According to the reinsurer Munich Re, increasingly severe storms and extreme weather conditions give rise to fears of rising natural catastrophe losses on earth in the coming years. The picture shows an area in Indonesia that was devastated by a tsunami. (archive image)
Last year, floods, storms, forest fires and other disasters caused economic damage of 270 billion dollars worldwide.
This was announced by the industry leader on Tuesday. Although that was less than in 2021 with losses of 320 billion dollars, it was part of the “loss-intensive” past five years. The financially most serious catastrophe of the past year was hurricane “Ian”, which hit the US east coast at the end of September, with damage costing $100 billion.
Natural catastrophes are also becoming increasingly expensive for insurance companies: around 120 billion of the total damage of 270 billion dollars was insured. “We have something like a new normal with 100 billion annual claims for the insurance industry,” said Ernst Rauch, head of geo research at Munich Re. “We have exceeded this limit five times in the recent past. In the future we will reach or exceed the hundred billion more and more frequently.”
Munich Re has been documenting natural catastrophes for decades because the data is important for calculating insurance premiums.
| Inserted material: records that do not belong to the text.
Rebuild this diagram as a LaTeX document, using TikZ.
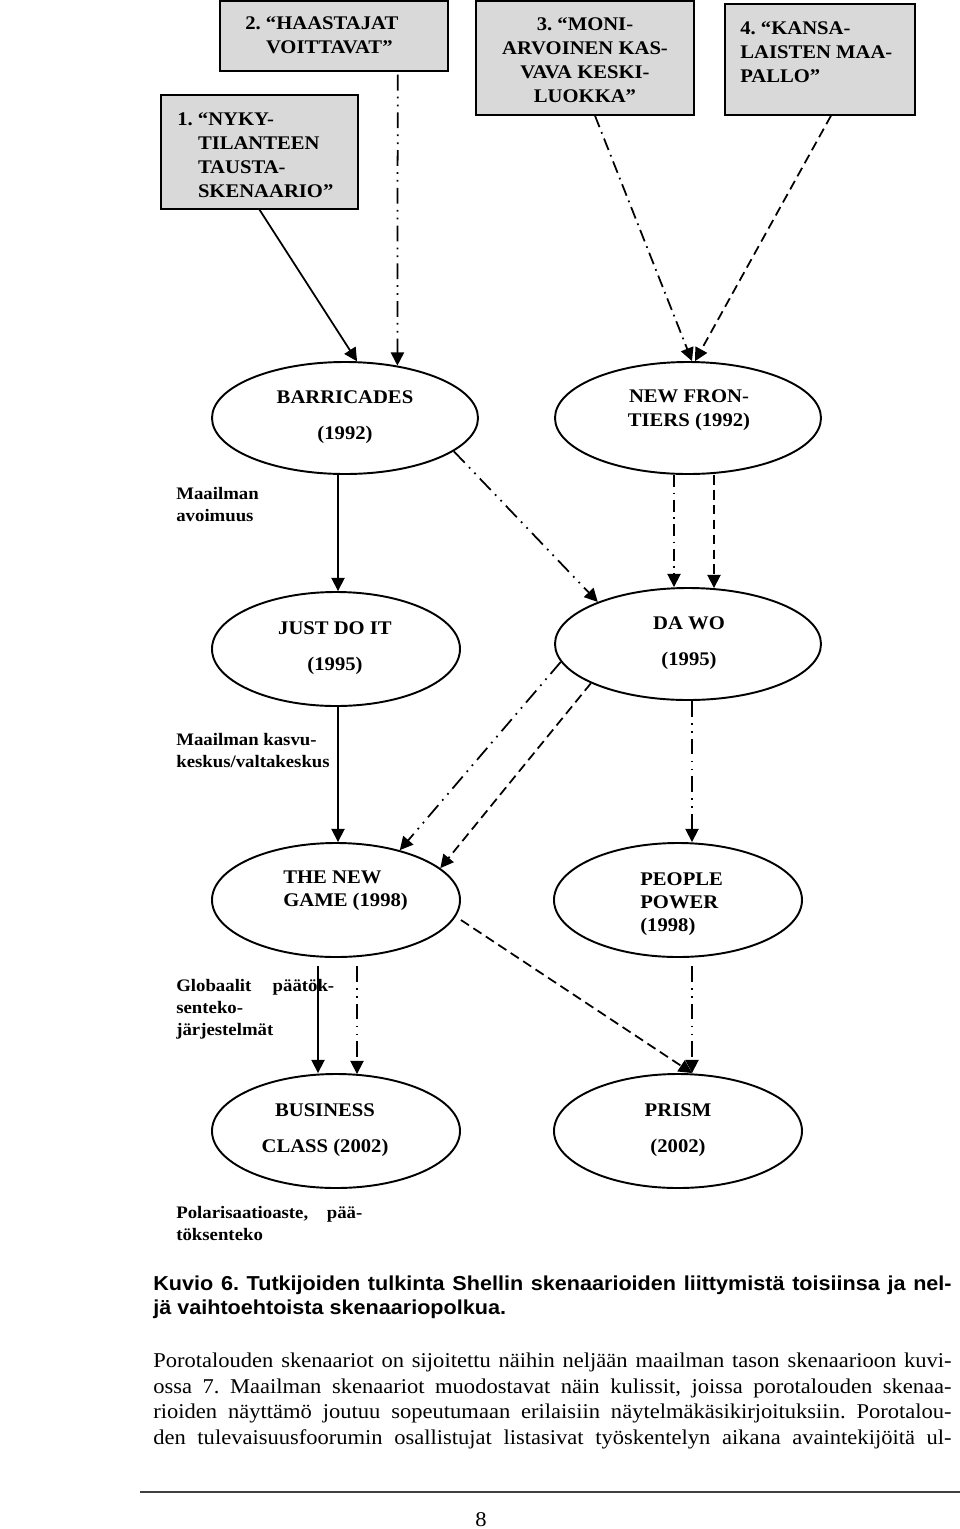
\documentclass[tikz,border=0pt]{standalone}
\usepackage{fontspec}
\setmainfont[FakeStretch=1.07]{Liberation Serif}
\newfontfamily\capfont[FakeStretch=1.07]{Liberation Sans}
\usetikzlibrary{shapes.geometric,arrows.meta,calc}
\def\pxu{0.57pt}
\frenchspacing
\tikzset{
  sbox/.style={draw, fill=black!15, line width=0.8pt, inner sep=0pt},
  ell/.style={ellipse, draw, line width=1.1pt, inner sep=0pt},
  btxt/.style={font=\fontsize{11}{13.7}\selectfont\bfseries, inner sep=0pt},
  etxt/.style={font=\fontsize{11}{13.3}\selectfont\bfseries, inner sep=0pt, align=center},
  side/.style={font=\fontsize{10}{12.5}\selectfont\bfseries, inner sep=0pt, align=left, anchor=north west},
  body/.style={font=\fontsize{12}{14.5}\selectfont, inner sep=0pt, anchor=base west},
  capt/.style={font=\fontsize{11.5}{14}\selectfont\capfont\bfseries, inner sep=0pt, anchor=base west},
  con/.style={line width=1pt, -{Triangle[width=7.5pt,length=7.5pt]}},
  solidc/.style={con},
  dashc/.style={con, dash pattern=on 5.5pt off 3pt},
  dotc/.style={con, dash pattern=on 7pt off 3pt on 1pt off 3pt},
  ddotc/.style={con, dash pattern=on 9pt off 3.5pt on 1pt off 3.5pt on 1pt off 3.5pt},
}
\begin{document}
\begin{tikzpicture}[x=0.57pt, y=-0.57pt]
\useasboundingbox (0,0) rectangle (960,1529);

% top boxes
\node[sbox, minimum width=197*\pxu, minimum height=114*\pxu] (box1) at (259.5,152) {};
\node[sbox, minimum width=228*\pxu, minimum height=70*\pxu] (box2) at (334,36) {};
\node[sbox, minimum width=218*\pxu, minimum height=114*\pxu] (box3) at (585,58) {};
\node[sbox, minimum width=190*\pxu, minimum height=111*\pxu] (box4) at (820,59.5) {};

\node[btxt, align=left, anchor=west] (b1t) at (177,155) {1.~“NYKY-\\\hphantom{1.~}TILANTEEN\\\hphantom{1.~}TAUSTA-\\\hphantom{1.~}SKENAARIO”};
\node[btxt, align=left, anchor=west] (b2t) at (245,35) {2.~“HAASTAJAT\\\hphantom{2.~}VOITTAVAT”};
\node[btxt, align=center] (b3t) at (585,60) {3.~“MONI-\\ARVOINEN KAS-\\VAVA KESKI-\\LUOKKA”};
\node[btxt, align=left, anchor=west] (b4t) at (740,52) {4.~“KANSA-\\LAISTEN MAA-\\PALLO”};

% ellipses
\node[ell, minimum width=266*\pxu, minimum height=112*\pxu] (barr) at (345,418) {};
\node[ell, minimum width=266*\pxu, minimum height=112*\pxu] (nf) at (688,418) {};
\node[ell, minimum width=248*\pxu, minimum height=114*\pxu] (jdi) at (336,649) {};
\node[ell, minimum width=266*\pxu, minimum height=112*\pxu] (dawo) at (688,644) {};
\node[ell, minimum width=248*\pxu, minimum height=114*\pxu] (ng) at (336,900) {};
\node[ell, minimum width=248*\pxu, minimum height=114*\pxu] (pp) at (678,900) {};
\node[ell, minimum width=248*\pxu, minimum height=114*\pxu] (bc) at (336,1131) {};
\node[ell, minimum width=248*\pxu, minimum height=114*\pxu] (pr) at (678,1131) {};

\node[etxt] (barrt) at (345,417) {BARRICADES\\[7.5pt](1992)};
\node[etxt] (nft) at (689,410) {NEW FRON-\\TIERS (1992)};
\node[etxt] (jdit) at (335,648) {JUST DO IT\\[7.5pt](1995)};
\node[etxt] (dawot) at (689,643) {DA WO\\[7.5pt](1995)};
\node[etxt, align=left, anchor=west] (ngt) at (283,891) {THE NEW\\GAME (1998)};
\node[etxt, align=left, anchor=west] (ppt) at (640,904) {PEOPLE\\POWER\\(1998)};
\node[etxt] (bct) at (325,1130) {BUSINESS\\[7.5pt]CLASS (2002)};
\node[etxt] (prt) at (678,1130) {PRISM\\[7.5pt](2002)};

% side labels
\node[side] (s1) at (176,487) {Maailman\\avoimuus};
\node[side] (s2) at (176,733) {Maailman kasvu-\\keskus/valtakeskus};
\node[side] (s3) at (176,979) {\makebox[90pt][s]{Globaalit päätök-}\\senteko-\\järjestelmät};
\node[side] (s4) at (176,1206) {\makebox[106pt][s]{Polarisaatioaste, pää-}\\töksenteko};

% connectors
\draw[solidc] (box1.south) -- (barr.78);
\draw[ddotc] ($(box2.south east)+(-51,3)$) -- (barr.45);
\draw[dotc] ($(box3.south)+(10,0)$) -- (nf.86);
\draw[dashc] ($(box4.south)+(11,0)$) -- (nf.83);

\draw[solidc] ($(barr.south)+(-7,0)$) -- ($(jdi.north)+(2,0)$);
\draw[ddotc] (barr.-17) -- (dawo.155);
\draw[dotc] ($(nf.south)+(-14,0)$) -- ($(dawo.north)+(-14,0)$);
\draw[dashc] ($(nf.south)+(26,0)$) -- ($(dawo.north)+(26,1)$);

\draw[solidc] ($(jdi.south)+(2,0)$) -- ($(ng.north)+(2,0)$);
\draw[ddotc] (dawo.188) -- (ng.38);
\draw[dashc] (dawo.202) -- (ng.17);
\draw[ddotc] ($(dawo.south)+(4,0)$) -- ($(pp.north)+(14,0)$);

\draw[solidc] ($(ng.south)+(-18,8)$) -- ($(bc.north)+(-18,0)$);
\draw[ddotc] ($(ng.south)+(21,8)$) -- ($(bc.north)+(21,1)$);
\draw[dashc] ($(ng.east)+(0,20)$) -- ($(pr.north)+(14,0)$);
\draw[ddotc] ($(pp.south)+(14,8)$) -- ($(pr.north)+(14,0)$);

% caption and body text
\node[capt] (cap1) at (153,1290) {\makebox[455pt][s]{Kuvio 6. Tutkijoiden tulkinta Shellin skenaarioiden liittymistä toisiinsa ja nel-}};
\node[capt] (cap2) at (153,1314) {jä vaihtoehtoista skenaariopolkua.};

\node[body] (l1) at (153,1367) {\makebox[455pt][s]{Porotalouden skenaariot on sijoitettu näihin neljään maailman tason skenaarioon kuvi-}};
\node[body] (l2) at (153,1393) {\makebox[455pt][s]{ossa 7. Maailman skenaariot muodostavat näin kulissit, joissa porotalouden skenaa-}};
\node[body] (l3) at (153,1418) {\makebox[455pt][s]{rioiden näyttämö joutuu sopeutumaan erilaisiin näytelmäkäsikirjoituksiin. Porotalou-}};
\node[body] (l4) at (153,1444) {\makebox[455pt][s]{den tulevaisuusfoorumin osallistujat listasivat työskentelyn aikana avaintekijöitä ul-}};

\draw[line width=0.9pt, black!75] (140,1492) -- (960,1492);
\node[font=\fontsize{12}{14}\selectfont, inner sep=0pt] (pnum) at (481,1520) {8};
\end{tikzpicture}
\end{document}
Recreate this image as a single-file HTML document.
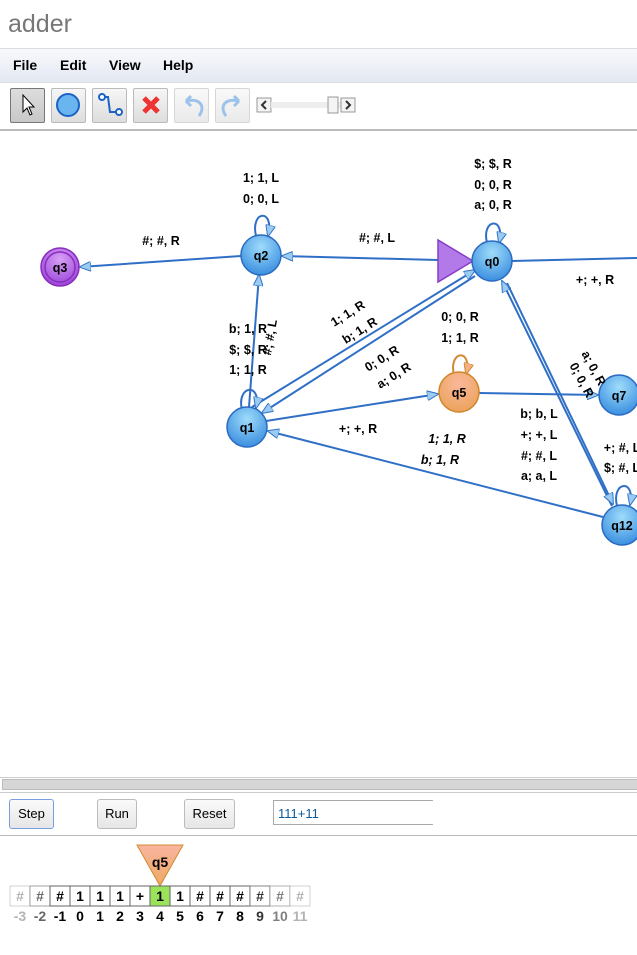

North America is often hit the hardest, including last year with total damage of 150 billion dollars.
Hurricanes are a key factor in this. “The hurricane statistics in the Atlantic go back to 1851,” said Rauch. “Since then, there have been an average of around eleven to twelve named tropical cyclones per year, but the observation data from earlier decades are not necessarily complete.”
Reliable data has been available since satellite observation began in the late 1970s. “And since then we’ve had an average of about 14 to 15 named storms a year, many of them hurricane force. Our observation in recent years is that the number of storms in the North Atlantic has increased.”
Munich Re assumes that the trend, which is worrying for the US east coast and the Caribbean, will continue: “The proportion of particularly strong storms has also increased, and this will continue to increase as a result of climate change,” said Rauch.
The Asia/Pacific region follows in second place in terms of natural catastrophe losses with around 70 billion dollars. The damage in Europe amounted to about 25 billion. According to the company’s geoscientists, extreme drought and temperatures were particularly unusual.
“In Hamburg and London we had over 40 degrees for the first time, and again – similar to 2018 – saw a severe drought,” said Rauch. There are not many years in which climate change can be felt so directly in Germany.» Rauch’s expectation for the future: “We will see this combination of heat and drought more often in the future.”
According to evaluations by the EU earth observation program Copernicus, the summer of 2022 was the warmest ever measured in Europe, and the whole of 2022 was the second warmest since records began in 1979. Only 2020 has been hotter so far.
In addition, individual natural catastrophes are now causing much more serious damage in some regions of the world than in the past: “The floods in Australia show a sudden development in claims, which we are increasingly observing in some countries and with some natural hazards,” said Rauch.
The flood damage in Australia, for example, totaled 4.7 billion dollars, significantly more than double the hitherto largest flood damage of 1.8 billion dollars.
This also applies to Germany: “In the Ahr Valley, the insured loss, at eight billion euros, exceeded the previous damage record from flooding in Germany by a factor of four,” Rauch cited the flood of summer 2021 as an example.
According to analyzes by the EU program Copernicus, temperatures in Europe have risen more than twice as fast as the global average over the past 30 years. Of all seven continents, Europe is warming the most. The concentrations of carbon dioxide and methane in the atmosphere have risen to record levels in 2022: an annual average of 417 ppm (parts per million) for carbon dioxide and 1894 ppb (parts per billion) for methane.
The measurements showed “that atmospheric concentrations continue to rise without showing any signs of slowing down,” said Vincent-Henri Peuch, head of the Copernicus Monitoring Service. The observations are based on measurements on the ground, in the air and in the water, as well as from earth observation and weather satellites.